··· PROVIDED DATA
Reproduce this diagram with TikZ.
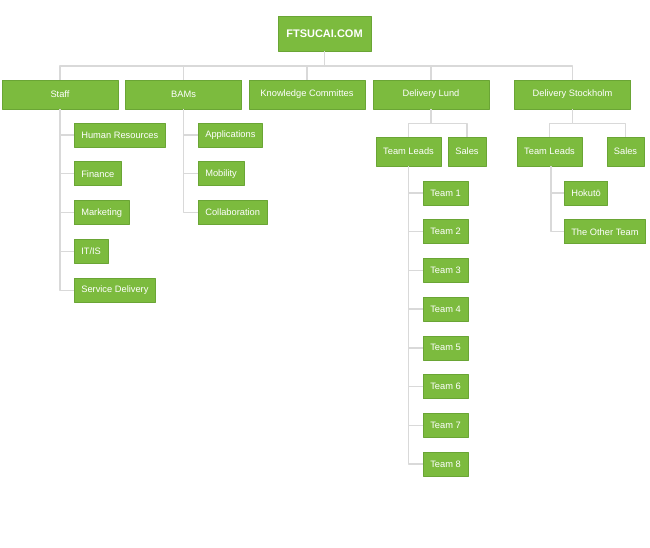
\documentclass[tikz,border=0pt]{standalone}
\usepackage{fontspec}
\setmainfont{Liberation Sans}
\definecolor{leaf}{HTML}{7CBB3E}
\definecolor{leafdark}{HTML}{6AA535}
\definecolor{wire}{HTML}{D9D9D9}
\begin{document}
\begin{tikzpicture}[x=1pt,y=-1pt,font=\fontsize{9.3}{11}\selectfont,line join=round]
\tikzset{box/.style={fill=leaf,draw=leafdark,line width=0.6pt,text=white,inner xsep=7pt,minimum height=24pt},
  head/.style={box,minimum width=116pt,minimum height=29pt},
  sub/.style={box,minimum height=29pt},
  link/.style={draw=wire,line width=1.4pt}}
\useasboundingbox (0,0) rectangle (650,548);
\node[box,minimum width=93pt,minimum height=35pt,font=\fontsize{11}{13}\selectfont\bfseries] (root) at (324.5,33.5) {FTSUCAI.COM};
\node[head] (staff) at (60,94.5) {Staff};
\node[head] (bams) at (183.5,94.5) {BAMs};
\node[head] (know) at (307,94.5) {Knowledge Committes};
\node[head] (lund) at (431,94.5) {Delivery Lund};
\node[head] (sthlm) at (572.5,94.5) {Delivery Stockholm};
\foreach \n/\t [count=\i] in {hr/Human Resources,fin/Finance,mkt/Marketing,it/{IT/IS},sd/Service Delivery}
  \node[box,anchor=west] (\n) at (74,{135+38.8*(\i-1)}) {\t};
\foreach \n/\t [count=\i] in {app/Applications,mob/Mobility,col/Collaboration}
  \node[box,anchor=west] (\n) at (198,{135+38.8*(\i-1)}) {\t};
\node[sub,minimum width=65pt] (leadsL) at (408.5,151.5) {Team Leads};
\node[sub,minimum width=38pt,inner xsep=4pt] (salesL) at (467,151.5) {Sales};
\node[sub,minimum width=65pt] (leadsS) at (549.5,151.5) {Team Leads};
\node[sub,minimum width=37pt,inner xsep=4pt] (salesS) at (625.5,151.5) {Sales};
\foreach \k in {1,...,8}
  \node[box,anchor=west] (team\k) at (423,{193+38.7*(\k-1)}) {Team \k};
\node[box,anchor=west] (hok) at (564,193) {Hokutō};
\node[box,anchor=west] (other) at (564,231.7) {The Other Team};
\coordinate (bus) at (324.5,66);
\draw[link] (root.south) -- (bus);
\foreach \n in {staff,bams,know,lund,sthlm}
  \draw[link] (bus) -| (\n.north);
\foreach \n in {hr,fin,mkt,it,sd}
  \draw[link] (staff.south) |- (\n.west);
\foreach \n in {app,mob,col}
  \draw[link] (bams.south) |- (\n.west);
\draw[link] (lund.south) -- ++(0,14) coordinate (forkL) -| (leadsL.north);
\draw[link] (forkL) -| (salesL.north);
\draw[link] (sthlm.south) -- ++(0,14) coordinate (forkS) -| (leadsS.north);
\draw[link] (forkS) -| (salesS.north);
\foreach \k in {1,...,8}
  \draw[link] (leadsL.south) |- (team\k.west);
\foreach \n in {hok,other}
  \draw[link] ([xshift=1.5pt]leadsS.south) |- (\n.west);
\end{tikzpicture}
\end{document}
······
REQUIREMENT:
Repeat the listing above exactly, with no pictures.

EXERCISE RESPONSE:
Reproduce this diagram with TikZ.
\documentclass[tikz,border=0pt]{standalone}
\usepackage{fontspec}
\setmainfont{Liberation Sans}
\definecolor{leaf}{HTML}{7CBB3E}
\definecolor{leafdark}{HTML}{6AA535}
\definecolor{wire}{HTML}{D9D9D9}
\begin{document}
\begin{tikzpicture}[x=1pt,y=-1pt,font=\fontsize{9.3}{11}\selectfont,line join=round]
\tikzset{box/.style={fill=leaf,draw=leafdark,line width=0.6pt,text=white,inner xsep=7pt,minimum height=24pt},
  head/.style={box,minimum width=116pt,minimum height=29pt},
  sub/.style={box,minimum height=29pt},
  link/.style={draw=wire,line width=1.4pt}}
\useasboundingbox (0,0) rectangle (650,548);
\node[box,minimum width=93pt,minimum height=35pt,font=\fontsize{11}{13}\selectfont\bfseries] (root) at (324.5,33.5) {FTSUCAI.COM};
\node[head] (staff) at (60,94.5) {Staff};
\node[head] (bams) at (183.5,94.5) {BAMs};
\node[head] (know) at (307,94.5) {Knowledge Committes};
\node[head] (lund) at (431,94.5) {Delivery Lund};
\node[head] (sthlm) at (572.5,94.5) {Delivery Stockholm};
\foreach \n/\t [count=\i] in {hr/Human Resources,fin/Finance,mkt/Marketing,it/{IT/IS},sd/Service Delivery}
  \node[box,anchor=west] (\n) at (74,{135+38.8*(\i-1)}) {\t};
\foreach \n/\t [count=\i] in {app/Applications,mob/Mobility,col/Collaboration}
  \node[box,anchor=west] (\n) at (198,{135+38.8*(\i-1)}) {\t};
\node[sub,minimum width=65pt] (leadsL) at (408.5,151.5) {Team Leads};
\node[sub,minimum width=38pt,inner xsep=4pt] (salesL) at (467,151.5) {Sales};
\node[sub,minimum width=65pt] (leadsS) at (549.5,151.5) {Team Leads};
\node[sub,minimum width=37pt,inner xsep=4pt] (salesS) at (625.5,151.5) {Sales};
\foreach \k in {1,...,8}
  \node[box,anchor=west] (team\k) at (423,{193+38.7*(\k-1)}) {Team \k};
\node[box,anchor=west] (hok) at (564,193) {Hokutō};
\node[box,anchor=west] (other) at (564,231.7) {The Other Team};
\coordinate (bus) at (324.5,66);
\draw[link] (root.south) -- (bus);
\foreach \n in {staff,bams,know,lund,sthlm}
  \draw[link] (bus) -| (\n.north);
\foreach \n in {hr,fin,mkt,it,sd}
  \draw[link] (staff.south) |- (\n.west);
\foreach \n in {app,mob,col}
  \draw[link] (bams.south) |- (\n.west);
\draw[link] (lund.south) -- ++(0,14) coordinate (forkL) -| (leadsL.north);
\draw[link] (forkL) -| (salesL.north);
\draw[link] (sthlm.south) -- ++(0,14) coordinate (forkS) -| (leadsS.north);
\draw[link] (forkS) -| (salesS.north);
\foreach \k in {1,...,8}
  \draw[link] (leadsL.south) |- (team\k.west);
\foreach \n in {hok,other}
  \draw[link] ([xshift=1.5pt]leadsS.south) |- (\n.west);
\end{tikzpicture}
\end{document}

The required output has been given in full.